The album pays homage to the details of the Old West: empty booze bottles and old coffeepots and guitars and tool sheds. What beauty do you see in these things?

My family were pioneers in New Mexico in the 1860s, and so I grew up in a house with my great-great-grandparents' furniture. I like these stories of their lives, and these objects are talismans of the lives that they had. There's that old question: If you could have dinner with anyone from history, who would it be? I'd choose my great-great-grandfather. He seemed like a pretty interesting guy.

Tell us about him.

When he was a teenager, about thirteen, they sent him from Germany to Santa Fe to work for his uncle in a dry-goods store. He spent a year in New York learning English, and then went to New Mexico and did well. He took wagons of stuff up to miners and eventually opened his own store in Ranchos de Taos. That's where my father's side of the family is from: Taos, New Mexico.

United States Western artifacts are interesting in that they're only a hundred or so years old. They're things people could still be using, and sometimes they are. My house is full of old stuff. I succumbed to the mass hallucination of nostalgia.

You sing about a coffeepot used by your great-great-grandfather and someone else.

When I was a kid, they said, oh, yeah, you know Ulysses S. Grant drank whiskey out of that coffeepot. You're a kid and you go, oh, sure, I don't know why adults do what they do, but great. Then you get older, and pretty soon it's your coffe pot, and it's been treated with the same respect and dignity that one would afford the general himself, I suppose. So now you start thinking, okay, now I've got this. Do I tell my kids this story? Do we keep going with this? How do I look this up? How do I verify this? Then you start studying your family's history. Is it plausible? How could this have happened? Do my kids even know what the Civil War was? You make a lot of discoveries, and you find out that maybe the dates don't match up. But it goes on being the honored coffeepot.

The songs have a title and then a subtitle that seems to hint at some bigger theme, like “The General's Coffee Pot (The Hero)."

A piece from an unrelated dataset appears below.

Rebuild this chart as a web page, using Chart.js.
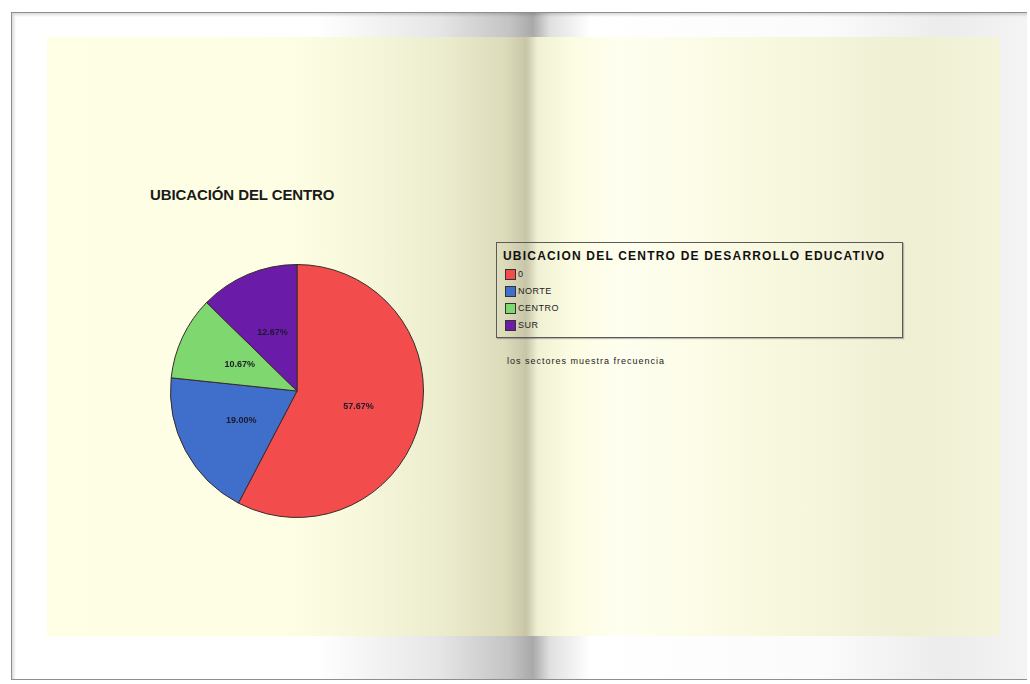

The idea with these is that they have the title, and then they have their allegorical significance in the subtitle. Sometimes the songs are more narrative, sometimes they're more about the story, and sometimes they're more about the allegorical significance of the thing. When I first made the drawings, I didn't know why I was making them. Then I realized: These are personal. I have dozens and dozens of these. They could be my life's work, I don't know. They're very satisfying to turn into songs.

What should Sunday's audience expect?

We originally did this show in a bar as an album-release party. It was loud and crowded, and it was a fun show. But afterward, people were all saying, hey, that was really cool, but I couldn't hear what you were saying between songs. And I thought, well, you know, it was important for you to hear what I was saying since I tell a story for each song. That's why we wanted to do this at the Bug, which my brother owns – to approach it more as theater than as a rock band playing. We'll project the painting we're singing about. It'll be a multimedia extravaganza! 

The Flat Out Five will perform History Lessons at 7 p.m. on Sunday, August 21, at the Bug Theatre, 3654 Navajo Street. Tickets, $10, will be available at the door.